The following article by Aaron Blake was posted on the Washington Post website March 26, 2018:
As Stormy Daniels continues to speak out about her alleged affair with President Trump, he is staying largely silent. (Jenny Starrs/The Washington Post)
Despite the hype, Stormy Daniels’s big “60 Minutes” interview didn’t add much to the conversation. Much of the interview rehashed things she had already disclosed in that 2011 interview with InTouch magazine. The newsiest bits were a couple of times when she claimed to have been threatened by people she couldn’t identify.
But now that Daniels is talking publicly about the affair, it reinforces one central and entirely conspicuous fact about this entire situation: Trump isn’t. And neither, really, is the White House.

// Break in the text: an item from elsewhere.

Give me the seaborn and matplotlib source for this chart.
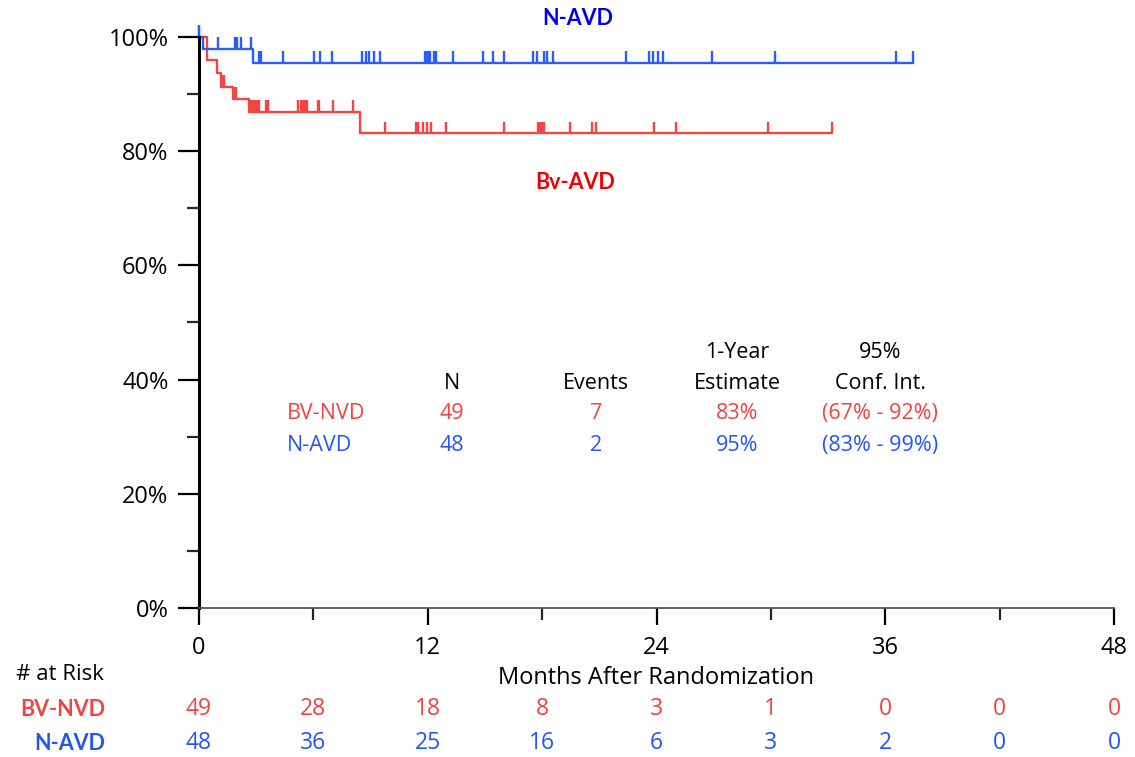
import numpy as np
import pandas as pd
import matplotlib
matplotlib.use("Agg")
import matplotlib.pyplot as plt
import matplotlib.transforms as mtransforms
from matplotlib.ticker import MultipleLocator, FuncFormatter
import seaborn as sns

# ---- Kaplan-Meier steps (months, survival proportion) ----
arms = ["BV-NVD", "N-AVD"]
bv_step_times = [0.0, 0.40, 0.95, 1.15, 1.77, 2.62, 8.45]
bv_step_surv = [1.000, 0.959, 0.937, 0.913, 0.891, 0.869, 0.831]
bv_last_followup = 33.19
bv_censor_times = [0.0, 1.19, 1.33, 1.85, 1.92, 2.68, 2.76, 2.85, 2.95, 3.06, 3.15,
                   3.52, 3.64, 5.21, 5.34, 5.47, 5.56, 5.65, 6.23, 6.31, 7.05, 8.06,
                   9.76, 11.39, 11.51, 11.74, 11.95, 12.16, 12.96, 16.02, 17.80,
                   17.90, 18.00, 18.10, 19.47, 20.60, 20.81, 23.87, 25.03, 29.87, 33.19]

nv_step_times = [0.0, 0.20, 2.85]
nv_step_surv = [1.000, 0.979, 0.955]
nv_last_followup = 37.48
nv_censor_times = [0.0, 0.98, 1.89, 2.01, 2.20, 2.71, 3.16, 3.25, 4.39, 6.03, 6.35,
                   6.96, 8.54, 8.76, 8.93, 9.18, 9.51, 11.86, 11.96, 12.07, 12.12,
                   12.34, 12.43, 13.34, 14.92, 15.41, 16.02, 17.54, 17.72, 18.12,
                   18.24, 18.59, 22.39, 23.61, 23.84, 24.10, 24.36, 26.90, 30.22,
                   36.55, 37.48]

# ---- summary table ----
table_header_top = ["", "", "1-Year", "95%"]
table_header = ["N", "Events", "Estimate", "Conf. Int."]
bv_summary = ["49", "7", "83%", "(67% - 92%)"]
nv_summary = ["48", "2", "95%", "(83% - 99%)"]

# ---- numbers at risk ----
risk_months = [0, 6, 12, 18, 24, 30, 36, 42, 48]
bv_at_risk = [49, 28, 18, 8, 3, 1, 0, 0, 0]
nv_at_risk = [48, 36, 25, 16, 6, 3, 2, 0, 0]

RED_LINE = "#f24545"
BLUE_LINE = "#2a5cff"
RED_TXT = "#ef4444"
BLUE_TXT = "#2456ee"

sns.set_style("ticks")
plt.rcParams["font.family"] = ["Open Sans", "DejaVu Sans"]
BOLD_FAMILY = ["Lato", "DejaVu Sans"]
FS_TICK = 17
FS_LABEL = 17
FS_TABLE = 15.5
FS_RISK = 16.5

fig = plt.figure(figsize=(11.35, 7.57), dpi=100)
ax = fig.add_axes([199 / 1135, 1 - 608 / 757, (1114 - 199) / 1135, (608 - 37) / 757])


def curve_frame(arm, times, surv, last):
    t = list(times) + [last]
    s = list(surv) + [surv[-1]]
    return pd.DataFrame({"month": t, "survival": s, "arm": arm})


curves = pd.concat([
    curve_frame("BV-NVD", bv_step_times, bv_step_surv, bv_last_followup),
    curve_frame("N-AVD", nv_step_times, nv_step_surv, nv_last_followup),
], ignore_index=True)

palette = {"BV-NVD": RED_LINE, "N-AVD": BLUE_LINE}
sns.lineplot(data=curves, x="month", y="survival", hue="arm", palette=palette,
             estimator=None, sort=False, drawstyle="steps-post", linewidth=1.7,
             legend=False, ax=ax, clip_on=False)


def level_at(times, surv, t):
    idx = np.searchsorted(np.asarray(times), np.asarray(t), side="right") - 1
    return np.asarray(surv)[idx]


# censoring marks: short upward strokes from the curve
tick_h = 0.021
for times, surv, cens, col in [
    (bv_step_times, bv_step_surv, bv_censor_times, RED_LINE),
    (nv_step_times, nv_step_surv, nv_censor_times, BLUE_LINE),
]:
    lv = level_at(times, surv, cens)
    ax.vlines(cens, lv, lv + tick_h, colors=col, linewidth=1.7, clip_on=False)

ax.set_xlim(0, 48)
ax.set_ylim(0, 1.0)
ax.xaxis.set_major_locator(MultipleLocator(12))
ax.xaxis.set_minor_locator(MultipleLocator(6))
ax.yaxis.set_major_locator(MultipleLocator(0.2))
ax.yaxis.set_minor_locator(MultipleLocator(0.1))
ax.yaxis.set_major_formatter(FuncFormatter(lambda v, p: f"{v * 100:.0f}%"))
ax.set_xlabel("")
ax.set_ylabel("")
sns.despine(ax=ax)
ax.spines["left"].set_linewidth(2.2)
ax.spines["left"].set_color("black")
ax.spines["bottom"].set_linewidth(1.3)
ax.spines["bottom"].set_color("#555555")
ax.tick_params(axis="y", which="major", length=15, width=1.6, pad=7,
               labelsize=FS_TICK, colors="black")
ax.tick_params(axis="y", which="minor", length=8.5, width=1.6)
ax.tick_params(axis="x", which="major", length=12.5, width=1.6, pad=8,
               labelsize=FS_TICK, colors="black")
ax.tick_params(axis="x", which="minor", length=8.5, width=1.6)

ax.text(19.88, 1.033, "N-AVD", color="#0000ee", fontsize=15.5, fontweight="bold",
        ha="center", va="center", family=BOLD_FAMILY)
ax.text(19.73, 0.746, "Bv-AVD", color="#ee0000", fontsize=15.5, fontweight="bold",
        ha="center", va="center", family=BOLD_FAMILY)

# summary table inside the plot
col_x = [13.27, 20.83, 28.23, 35.73]
for x, s in zip(col_x, table_header_top):
    if s:
        ax.text(x, 0.448, s, ha="center", va="center", fontsize=FS_TABLE, color="black")
for x, s in zip(col_x, table_header):
    ax.text(x, 0.394, s, ha="center", va="center", fontsize=FS_TABLE, color="black")
ax.text(4.62, 0.340, arms[0], ha="left", va="center", fontsize=FS_TABLE, color=RED_TXT)
ax.text(4.62, 0.284, arms[1], ha="left", va="center", fontsize=FS_TABLE, color=BLUE_TXT)
for x, s in zip(col_x, bv_summary):
    ax.text(x, 0.340, s, ha="center", va="center", fontsize=FS_TABLE, color=RED_TXT)
for x, s in zip(col_x, nv_summary):
    ax.text(x, 0.284, s, ha="center", va="center", fontsize=FS_TABLE, color=BLUE_TXT)

fig.text(656 / 1135, 1 - 678 / 757, "Months After Randomization", ha="center",
         va="center", fontsize=FS_LABEL, color="black")

# numbers at risk below the axis
trans = mtransforms.blended_transform_factory(ax.transData, fig.transFigure)
fig.text(16 / 1135, 1 - 675 / 757, "# at Risk", ha="left", va="center",
         fontsize=16, color="black")
fig.text(105 / 1135, 1 - 709 / 757, arms[0], ha="right", va="center",
         fontsize=15.5, color=RED_TXT, fontweight="bold", family=BOLD_FAMILY)
fig.text(105 / 1135, 1 - 743 / 757, arms[1], ha="right", va="center",
         fontsize=15.5, color=BLUE_TXT, fontweight="bold", family=BOLD_FAMILY)
for m, b, n in zip(risk_months, bv_at_risk, nv_at_risk):
    ax.text(m, 1 - 709 / 757, str(b), transform=trans, ha="center", va="center",
            fontsize=FS_RISK, color=RED_TXT)
    ax.text(m, 1 - 743 / 757, str(n), transform=trans, ha="center", va="center",
            fontsize=FS_RISK, color=BLUE_TXT)

fig.savefig("out.png", dpi=100)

Trump — the man who called his approximately dozen female accusers “liars” during the campaign, the man who can’t or won’t follow basic talking points while talking to Vladimir Putin — remains completely silent on Daniels. It’s now midmorning, and he hasn’t responded to Daniels’s big public spectacle with his own, despite Daniels having clearly baited him and his ego by saying she wasn’t attracted to him.
His White House isn’t saying much more — including declining for weeks to say whether Trump was party to that $130,000 hush-money payment Trump’s personal lawyer Michael Cohen made to Daniels on the eve of the 2016 election.

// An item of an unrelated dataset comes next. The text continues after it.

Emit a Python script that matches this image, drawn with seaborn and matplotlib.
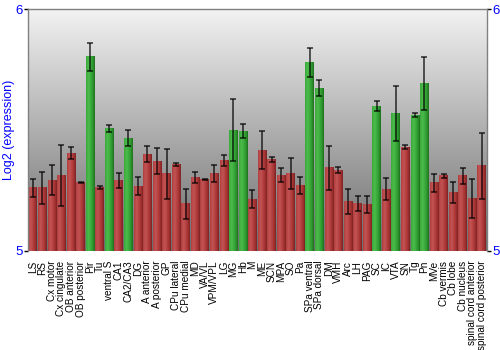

Two White House spokesmen have now been asked about this, and both have offered some version of “Not that I’m aware of” while referring questions to Cohen — who isn’t elaborating either. The sum total is that we still have no firm denial that Trump was involved in this payment, which makes the White House’s efforts to dismiss this as salacious rumor-mongering much more difficult.
But why? Occam’s razor would tell us there’s a very good reason for that silence: Because the answer is bad — maybe even illegal. Cohen has denied that the Trump Organization and 2016 campaign were party to the hush-money arrangement, but he’s never denied Trump was personally. Why would you deny those first two entities were involved and then not take the extra step to deny Trump was? Since Cohen’s statement about the payment, the Wall Street Journal has reported that he groused to others about Trump not reimbursing him quickly. The evidence that Trump was involved is growing, but the defense has been conspicuously silent for weeks.
As for Trump, the fact that he was willing to call all of his female accusers “liars” during the 2016 campaign makes his silence on Daniels especially remarkable. You could make an argument that calling women “liars” has earned Trump a very unhelpful lawsuit from one of those women, Summer Zervos. Or perhaps Trump’s lawyers are telling him that the Daniels situation could play into special counsel Robert S. Mueller III’s Russia investigation. But when has legal jeopardy ever stopped Trump from doing, well, anything? This is a guy who is staring down the barrel of potential obstruction of justice finding, and yet he still keeps doing things that look pretty obstruction-y.
The Trump team’s only comment in the “60 Minutes” interview was a statement from Cohen’s lawyer urging the program to post Daniels’s initial denial that she and Trump had an affair — a denial that Daniels says was effectively coerced. After the program aired, first lady Melania Trump’s spokeswoman released a statement pleading for privacy for the first couple’s youngest child.